Oh yeah, it's SO time to talk about them sweaty, stenchy little pits of the arm, cause flying fig juice, have I had enough of body odour for today. (Bus. Packed. Loud. Hot. Rush hour. Man in "Genuine Versachee" polyester suit seated next to me. Stench so bad and sweat patches so visible the Yarra looked like a godamn puddle in comparison. Sad Fruity. Nasally offended Fruity.)
Okay.
Here's part one of this stinky little saga.

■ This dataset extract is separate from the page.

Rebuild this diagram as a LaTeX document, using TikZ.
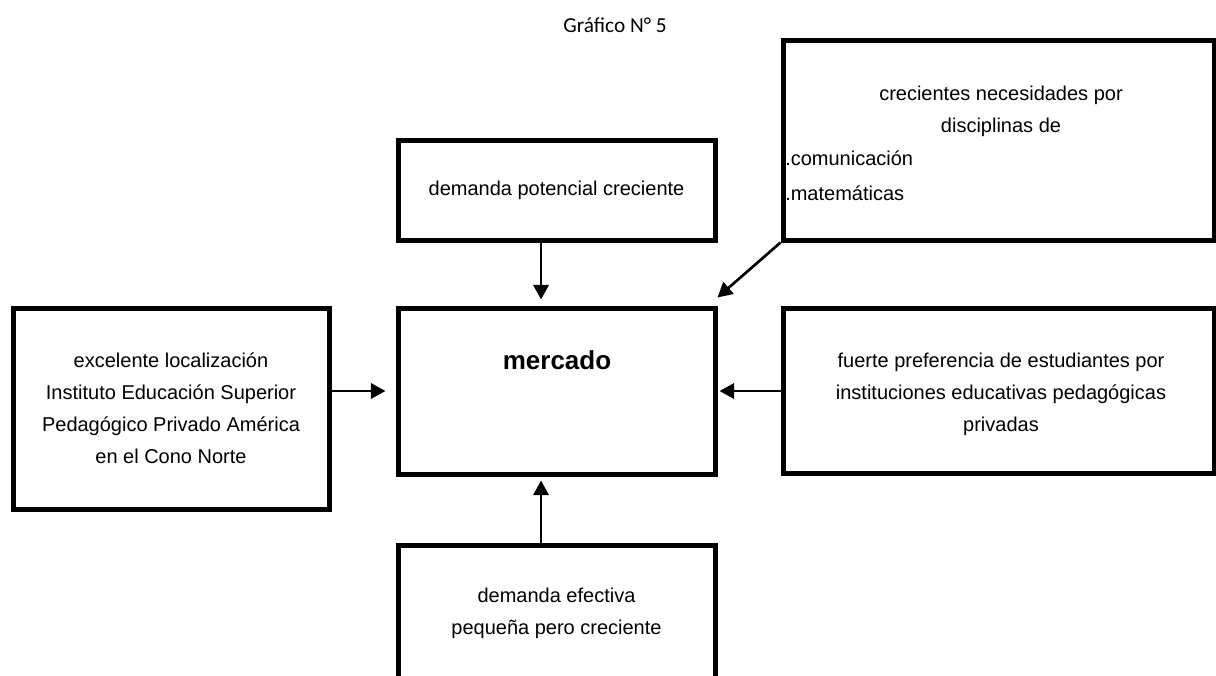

Fruity's first tip for the pits.
If your underarms sweat like a juiced-up body-builder, consider this (pretty revolting) little trick. Stick a Ladies Sanitary Pad (the real thin, new-style ones are best) on the inside underarm seam of your jacket. They are frightfully absorbent, and just the thing to soak up all that salty skin juice. Of course, this gem of a solution works best if you are a lady and thus are not wearing anything with sleeves under the jacket, and have access to said Ladies Sanitary Pad. However, if you are A Man, and you know what a Ladies Sanitary Pad is, and where your lady keeps them, (check the bathroom cupboard or knickers draw. That's if you live together. If you don't live together, STAY THE HELL AWAY FROM BOTH THOSE AREAS, PAL), do the jacket trick, or stick one on both inside underarm seams of your business shirt/t-shirt if you have a Big Meeting today, or it's 47 billion degrees, or the humidity rivals Singapoo, or you're a generally sweaty dude.
Hey, I know it's a little creepy, but it's a lot effective. And that pretty much cancels creepy out on this occasion. (Creepy usually wins. He'll be pissed-as.)